Document Type

Article

Publication Date

12-12-2014

Abstract

Although the trend in manufacturing has been towards centralization to leverage economies of scale, the recent rapid technical development of open-source 3-D printers enables low-cost distributed bespoke production. This paper explores the potential advantages of a distributed manufacturing model of high-value products by investigating the application of 3-D printing to self-refraction eyeglasses. A series of parametric 3-D printable designs is developed, fabricated and tested to overcome limitations identified with mass-manufactured self-correcting eyeglasses designed for the developing world's poor. By utilizing 3-D printable self-adjustable glasses, communities not only gain access to far more diversity in product design, as the glasses can be customized for the individual, but 3-D printing also offers the potential for significant cost reductions. The results show that distributed manufacturing with open-source 3-D printing can empower developing world communities through the ability to print less expensive and customized self-adjusting eyeglasses.
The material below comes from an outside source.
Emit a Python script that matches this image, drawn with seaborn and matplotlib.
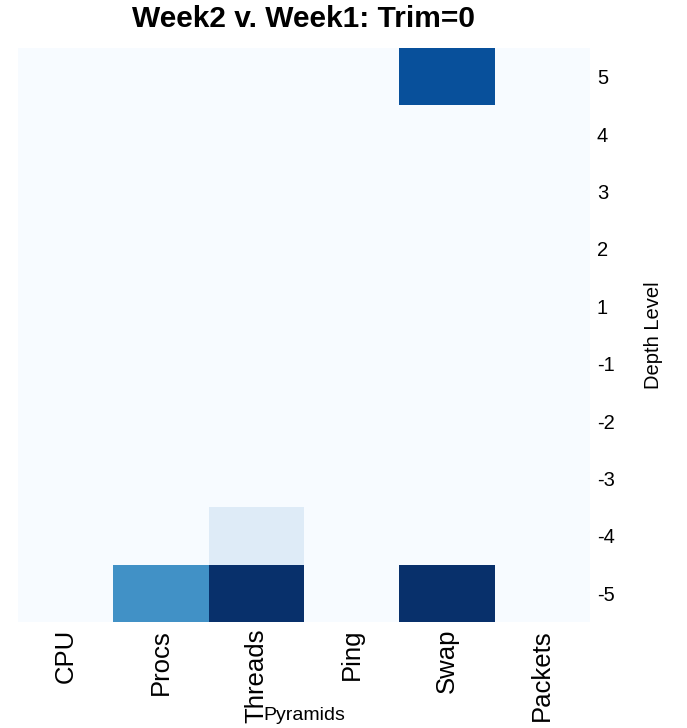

This offers the potential to displace both centrally manufactured conventional and self-adjusting glasses while completely eliminating the costs of the conventional optics correction experience, including those of highly-trained optometrists and ophthalmologists and their associated equipment. Although, this study only analyzed a single product, it is clear that other products would benefit from the same approach in isolated regions of the developing world.